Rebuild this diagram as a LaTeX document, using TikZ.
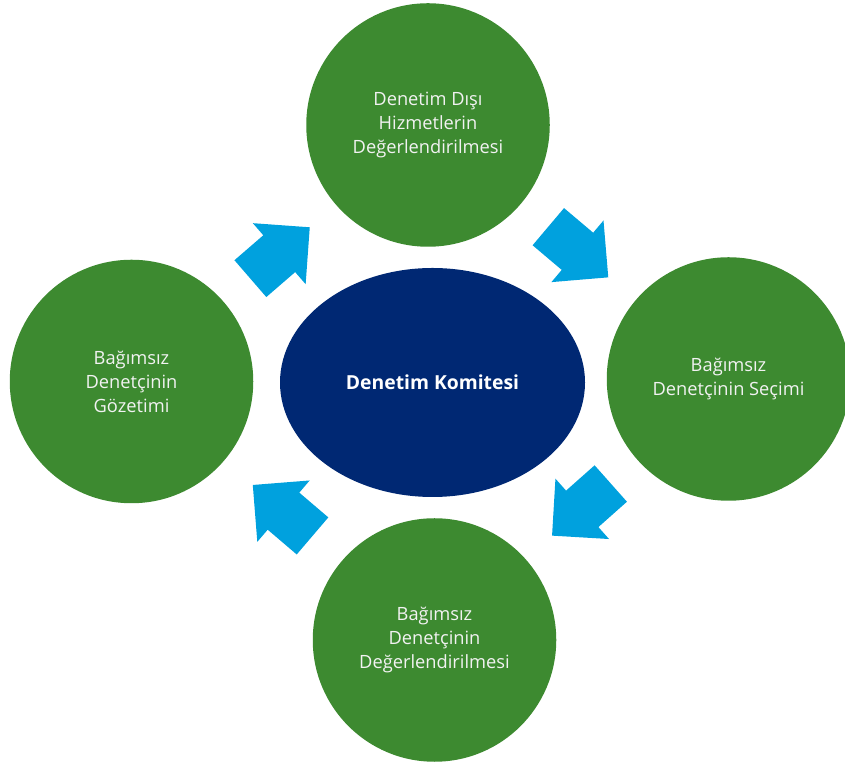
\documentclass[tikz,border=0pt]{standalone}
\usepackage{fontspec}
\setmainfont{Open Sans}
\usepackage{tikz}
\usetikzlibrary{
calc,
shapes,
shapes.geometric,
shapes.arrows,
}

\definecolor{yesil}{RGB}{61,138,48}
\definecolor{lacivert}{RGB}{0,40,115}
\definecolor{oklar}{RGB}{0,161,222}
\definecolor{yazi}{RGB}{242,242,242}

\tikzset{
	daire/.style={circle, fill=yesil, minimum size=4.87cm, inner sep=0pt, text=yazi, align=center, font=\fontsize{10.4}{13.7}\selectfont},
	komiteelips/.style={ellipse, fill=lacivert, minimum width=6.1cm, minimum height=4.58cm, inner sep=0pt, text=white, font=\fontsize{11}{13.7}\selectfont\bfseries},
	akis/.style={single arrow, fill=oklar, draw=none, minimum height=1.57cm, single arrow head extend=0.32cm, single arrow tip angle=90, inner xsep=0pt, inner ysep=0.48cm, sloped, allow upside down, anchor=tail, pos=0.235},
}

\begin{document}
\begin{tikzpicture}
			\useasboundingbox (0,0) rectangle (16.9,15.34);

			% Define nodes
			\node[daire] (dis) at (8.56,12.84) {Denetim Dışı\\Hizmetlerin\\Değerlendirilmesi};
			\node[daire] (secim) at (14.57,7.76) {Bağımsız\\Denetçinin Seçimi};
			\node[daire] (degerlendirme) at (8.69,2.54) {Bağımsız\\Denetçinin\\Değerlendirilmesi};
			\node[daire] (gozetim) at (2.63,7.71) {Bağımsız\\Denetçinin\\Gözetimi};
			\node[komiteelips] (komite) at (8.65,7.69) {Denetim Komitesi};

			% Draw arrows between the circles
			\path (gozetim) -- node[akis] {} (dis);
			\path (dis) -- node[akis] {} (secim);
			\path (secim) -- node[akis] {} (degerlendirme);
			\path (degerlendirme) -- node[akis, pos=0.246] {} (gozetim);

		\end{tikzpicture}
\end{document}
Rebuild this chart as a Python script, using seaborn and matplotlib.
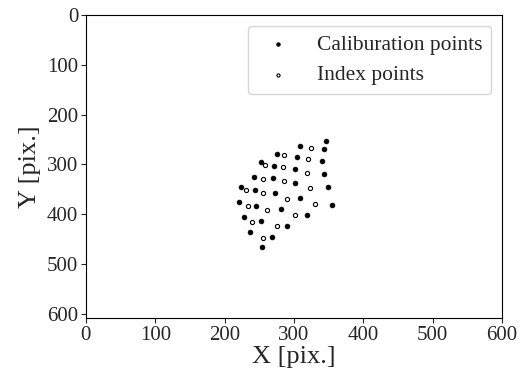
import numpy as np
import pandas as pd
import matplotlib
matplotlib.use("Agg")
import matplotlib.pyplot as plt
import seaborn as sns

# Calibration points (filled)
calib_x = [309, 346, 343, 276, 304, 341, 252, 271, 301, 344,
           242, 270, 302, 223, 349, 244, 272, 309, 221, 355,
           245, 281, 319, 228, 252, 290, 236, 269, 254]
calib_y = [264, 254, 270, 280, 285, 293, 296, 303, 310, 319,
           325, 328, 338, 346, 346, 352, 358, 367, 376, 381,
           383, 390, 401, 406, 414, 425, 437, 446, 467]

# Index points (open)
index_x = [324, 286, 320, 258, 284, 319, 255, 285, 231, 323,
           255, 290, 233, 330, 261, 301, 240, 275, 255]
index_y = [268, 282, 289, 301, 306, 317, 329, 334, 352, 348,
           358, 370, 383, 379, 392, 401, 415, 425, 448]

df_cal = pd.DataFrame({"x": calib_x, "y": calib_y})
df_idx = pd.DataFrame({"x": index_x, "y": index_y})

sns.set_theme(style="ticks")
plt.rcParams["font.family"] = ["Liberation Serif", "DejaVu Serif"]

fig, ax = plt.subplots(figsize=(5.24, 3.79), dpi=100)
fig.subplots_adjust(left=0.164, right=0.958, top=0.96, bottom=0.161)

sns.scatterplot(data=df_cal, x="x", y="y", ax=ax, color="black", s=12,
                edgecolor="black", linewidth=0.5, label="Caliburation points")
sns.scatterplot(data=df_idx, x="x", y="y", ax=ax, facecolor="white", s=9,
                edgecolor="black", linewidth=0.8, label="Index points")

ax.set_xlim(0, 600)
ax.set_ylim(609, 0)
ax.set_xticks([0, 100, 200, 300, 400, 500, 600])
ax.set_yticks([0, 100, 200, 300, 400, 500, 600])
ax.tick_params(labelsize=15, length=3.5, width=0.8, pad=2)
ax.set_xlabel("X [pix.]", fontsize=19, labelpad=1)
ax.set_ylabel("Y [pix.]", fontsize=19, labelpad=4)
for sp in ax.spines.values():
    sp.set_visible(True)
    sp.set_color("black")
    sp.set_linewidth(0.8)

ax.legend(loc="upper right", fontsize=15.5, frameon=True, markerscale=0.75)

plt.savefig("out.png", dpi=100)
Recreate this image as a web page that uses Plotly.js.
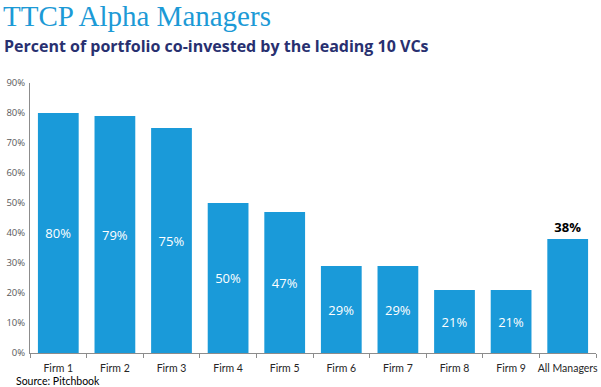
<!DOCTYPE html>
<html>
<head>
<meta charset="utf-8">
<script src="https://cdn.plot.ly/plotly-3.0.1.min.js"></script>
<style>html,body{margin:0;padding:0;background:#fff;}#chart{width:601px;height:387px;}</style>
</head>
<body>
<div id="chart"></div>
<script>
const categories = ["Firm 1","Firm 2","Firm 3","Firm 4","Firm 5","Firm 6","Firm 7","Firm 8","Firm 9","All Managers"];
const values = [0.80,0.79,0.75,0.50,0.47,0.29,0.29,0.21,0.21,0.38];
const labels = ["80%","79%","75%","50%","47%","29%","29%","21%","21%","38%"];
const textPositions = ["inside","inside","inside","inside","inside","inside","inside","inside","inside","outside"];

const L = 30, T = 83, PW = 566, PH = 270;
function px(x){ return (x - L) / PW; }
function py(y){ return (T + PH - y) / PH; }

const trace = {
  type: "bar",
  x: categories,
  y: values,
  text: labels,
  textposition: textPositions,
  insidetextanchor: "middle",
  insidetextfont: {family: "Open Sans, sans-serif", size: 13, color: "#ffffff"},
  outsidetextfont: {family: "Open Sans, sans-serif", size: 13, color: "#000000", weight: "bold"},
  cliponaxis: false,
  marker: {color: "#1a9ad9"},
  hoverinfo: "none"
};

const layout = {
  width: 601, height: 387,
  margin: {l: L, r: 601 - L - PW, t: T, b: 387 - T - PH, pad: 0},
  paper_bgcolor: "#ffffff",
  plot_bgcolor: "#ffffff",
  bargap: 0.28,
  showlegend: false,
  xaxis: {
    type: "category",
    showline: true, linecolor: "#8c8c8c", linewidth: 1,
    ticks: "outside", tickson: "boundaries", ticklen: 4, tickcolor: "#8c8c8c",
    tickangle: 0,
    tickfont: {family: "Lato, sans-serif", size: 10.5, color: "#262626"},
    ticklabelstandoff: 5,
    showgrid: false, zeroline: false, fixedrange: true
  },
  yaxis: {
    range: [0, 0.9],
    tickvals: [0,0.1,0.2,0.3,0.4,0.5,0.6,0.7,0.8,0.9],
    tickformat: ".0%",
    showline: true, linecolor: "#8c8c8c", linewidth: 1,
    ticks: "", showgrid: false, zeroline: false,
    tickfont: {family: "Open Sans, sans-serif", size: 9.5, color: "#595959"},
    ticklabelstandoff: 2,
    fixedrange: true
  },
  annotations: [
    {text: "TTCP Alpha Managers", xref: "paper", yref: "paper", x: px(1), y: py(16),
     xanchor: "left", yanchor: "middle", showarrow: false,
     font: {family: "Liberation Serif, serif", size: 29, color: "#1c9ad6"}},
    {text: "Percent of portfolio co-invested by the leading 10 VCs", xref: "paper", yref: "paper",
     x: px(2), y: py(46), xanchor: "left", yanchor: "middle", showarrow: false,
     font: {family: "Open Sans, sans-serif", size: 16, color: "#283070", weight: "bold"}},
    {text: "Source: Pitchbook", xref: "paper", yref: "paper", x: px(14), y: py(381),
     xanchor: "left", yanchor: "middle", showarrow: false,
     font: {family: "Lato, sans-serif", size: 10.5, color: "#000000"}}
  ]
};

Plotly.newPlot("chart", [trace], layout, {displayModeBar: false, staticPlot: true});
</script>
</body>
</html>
◆ ◆ ◆ ◆
*SHORT PROBLEM*: Copy the records above exactly. The pictures are not part of the copy.

*THE RESPONSE*:
Rebuild this diagram as a LaTeX document, using TikZ.
\documentclass[tikz,border=0pt]{standalone}
\usepackage{fontspec}
\setmainfont{Open Sans}
\usepackage{tikz}
\usetikzlibrary{
calc,
shapes,
shapes.geometric,
shapes.arrows,
}

\definecolor{yesil}{RGB}{61,138,48}
\definecolor{lacivert}{RGB}{0,40,115}
\definecolor{oklar}{RGB}{0,161,222}
\definecolor{yazi}{RGB}{242,242,242}

\tikzset{
	daire/.style={circle, fill=yesil, minimum size=4.87cm, inner sep=0pt, text=yazi, align=center, font=\fontsize{10.4}{13.7}\selectfont},
	komiteelips/.style={ellipse, fill=lacivert, minimum width=6.1cm, minimum height=4.58cm, inner sep=0pt, text=white, font=\fontsize{11}{13.7}\selectfont\bfseries},
	akis/.style={single arrow, fill=oklar, draw=none, minimum height=1.57cm, single arrow head extend=0.32cm, single arrow tip angle=90, inner xsep=0pt, inner ysep=0.48cm, sloped, allow upside down, anchor=tail, pos=0.235},
}

\begin{document}
\begin{tikzpicture}
			\useasboundingbox (0,0) rectangle (16.9,15.34);

			% Define nodes
			\node[daire] (dis) at (8.56,12.84) {Denetim Dışı\\Hizmetlerin\\Değerlendirilmesi};
			\node[daire] (secim) at (14.57,7.76) {Bağımsız\\Denetçinin Seçimi};
			\node[daire] (degerlendirme) at (8.69,2.54) {Bağımsız\\Denetçinin\\Değerlendirilmesi};
			\node[daire] (gozetim) at (2.63,7.71) {Bağımsız\\Denetçinin\\Gözetimi};
			\node[komiteelips] (komite) at (8.65,7.69) {Denetim Komitesi};

			% Draw arrows between the circles
			\path (gozetim) -- node[akis] {} (dis);
			\path (dis) -- node[akis] {} (secim);
			\path (secim) -- node[akis] {} (degerlendirme);
			\path (degerlendirme) -- node[akis, pos=0.246] {} (gozetim);

		\end{tikzpicture}
\end{document}
Rebuild this chart as a Python script, using seaborn and matplotlib.
import numpy as np
import pandas as pd
import matplotlib
matplotlib.use("Agg")
import matplotlib.pyplot as plt
import seaborn as sns

# Calibration points (filled)
calib_x = [309, 346, 343, 276, 304, 341, 252, 271, 301, 344,
           242, 270, 302, 223, 349, 244, 272, 309, 221, 355,
           245, 281, 319, 228, 252, 290, 236, 269, 254]
calib_y = [264, 254, 270, 280, 285, 293, 296, 303, 310, 319,
           325, 328, 338, 346, 346, 352, 358, 367, 376, 381,
           383, 390, 401, 406, 414, 425, 437, 446, 467]

# Index points (open)
index_x = [324, 286, 320, 258, 284, 319, 255, 285, 231, 323,
           255, 290, 233, 330, 261, 301, 240, 275, 255]
index_y = [268, 282, 289, 301, 306, 317, 329, 334, 352, 348,
           358, 370, 383, 379, 392, 401, 415, 425, 448]

df_cal = pd.DataFrame({"x": calib_x, "y": calib_y})
df_idx = pd.DataFrame({"x": index_x, "y": index_y})

sns.set_theme(style="ticks")
plt.rcParams["font.family"] = ["Liberation Serif", "DejaVu Serif"]

fig, ax = plt.subplots(figsize=(5.24, 3.79), dpi=100)
fig.subplots_adjust(left=0.164, right=0.958, top=0.96, bottom=0.161)

sns.scatterplot(data=df_cal, x="x", y="y", ax=ax, color="black", s=12,
                edgecolor="black", linewidth=0.5, label="Caliburation points")
sns.scatterplot(data=df_idx, x="x", y="y", ax=ax, facecolor="white", s=9,
                edgecolor="black", linewidth=0.8, label="Index points")

ax.set_xlim(0, 600)
ax.set_ylim(609, 0)
ax.set_xticks([0, 100, 200, 300, 400, 500, 600])
ax.set_yticks([0, 100, 200, 300, 400, 500, 600])
ax.tick_params(labelsize=15, length=3.5, width=0.8, pad=2)
ax.set_xlabel("X [pix.]", fontsize=19, labelpad=1)
ax.set_ylabel("Y [pix.]", fontsize=19, labelpad=4)
for sp in ax.spines.values():
    sp.set_visible(True)
    sp.set_color("black")
    sp.set_linewidth(0.8)

ax.legend(loc="upper right", fontsize=15.5, frameon=True, markerscale=0.75)

plt.savefig("out.png", dpi=100)
Recreate this image as a web page that uses Plotly.js.
<!DOCTYPE html>
<html>
<head>
<meta charset="utf-8">
<script src="https://cdn.plot.ly/plotly-3.0.1.min.js"></script>
<style>html,body{margin:0;padding:0;background:#fff;}#chart{width:601px;height:387px;}</style>
</head>
<body>
<div id="chart"></div>
<script>
const categories = ["Firm 1","Firm 2","Firm 3","Firm 4","Firm 5","Firm 6","Firm 7","Firm 8","Firm 9","All Managers"];
const values = [0.80,0.79,0.75,0.50,0.47,0.29,0.29,0.21,0.21,0.38];
const labels = ["80%","79%","75%","50%","47%","29%","29%","21%","21%","38%"];
const textPositions = ["inside","inside","inside","inside","inside","inside","inside","inside","inside","outside"];

const L = 30, T = 83, PW = 566, PH = 270;
function px(x){ return (x - L) / PW; }
function py(y){ return (T + PH - y) / PH; }

const trace = {
  type: "bar",
  x: categories,
  y: values,
  text: labels,
  textposition: textPositions,
  insidetextanchor: "middle",
  insidetextfont: {family: "Open Sans, sans-serif", size: 13, color: "#ffffff"},
  outsidetextfont: {family: "Open Sans, sans-serif", size: 13, color: "#000000", weight: "bold"},
  cliponaxis: false,
  marker: {color: "#1a9ad9"},
  hoverinfo: "none"
};

const layout = {
  width: 601, height: 387,
  margin: {l: L, r: 601 - L - PW, t: T, b: 387 - T - PH, pad: 0},
  paper_bgcolor: "#ffffff",
  plot_bgcolor: "#ffffff",
  bargap: 0.28,
  showlegend: false,
  xaxis: {
    type: "category",
    showline: true, linecolor: "#8c8c8c", linewidth: 1,
    ticks: "outside", tickson: "boundaries", ticklen: 4, tickcolor: "#8c8c8c",
    tickangle: 0,
    tickfont: {family: "Lato, sans-serif", size: 10.5, color: "#262626"},
    ticklabelstandoff: 5,
    showgrid: false, zeroline: false, fixedrange: true
  },
  yaxis: {
    range: [0, 0.9],
    tickvals: [0,0.1,0.2,0.3,0.4,0.5,0.6,0.7,0.8,0.9],
    tickformat: ".0%",
    showline: true, linecolor: "#8c8c8c", linewidth: 1,
    ticks: "", showgrid: false, zeroline: false,
    tickfont: {family: "Open Sans, sans-serif", size: 9.5, color: "#595959"},
    ticklabelstandoff: 2,
    fixedrange: true
  },
  annotations: [
    {text: "TTCP Alpha Managers", xref: "paper", yref: "paper", x: px(1), y: py(16),
     xanchor: "left", yanchor: "middle", showarrow: false,
     font: {family: "Liberation Serif, serif", size: 29, color: "#1c9ad6"}},
    {text: "Percent of portfolio co-invested by the leading 10 VCs", xref: "paper", yref: "paper",
     x: px(2), y: py(46), xanchor: "left", yanchor: "middle", showarrow: false,
     font: {family: "Open Sans, sans-serif", size: 16, color: "#283070", weight: "bold"}},
    {text: "Source: Pitchbook", xref: "paper", yref: "paper", x: px(14), y: py(381),
     xanchor: "left", yanchor: "middle", showarrow: false,
     font: {family: "Lato, sans-serif", size: 10.5, color: "#000000"}}
  ]
};

Plotly.newPlot("chart", [trace], layout, {displayModeBar: false, staticPlot: true});
</script>
</body>
</html>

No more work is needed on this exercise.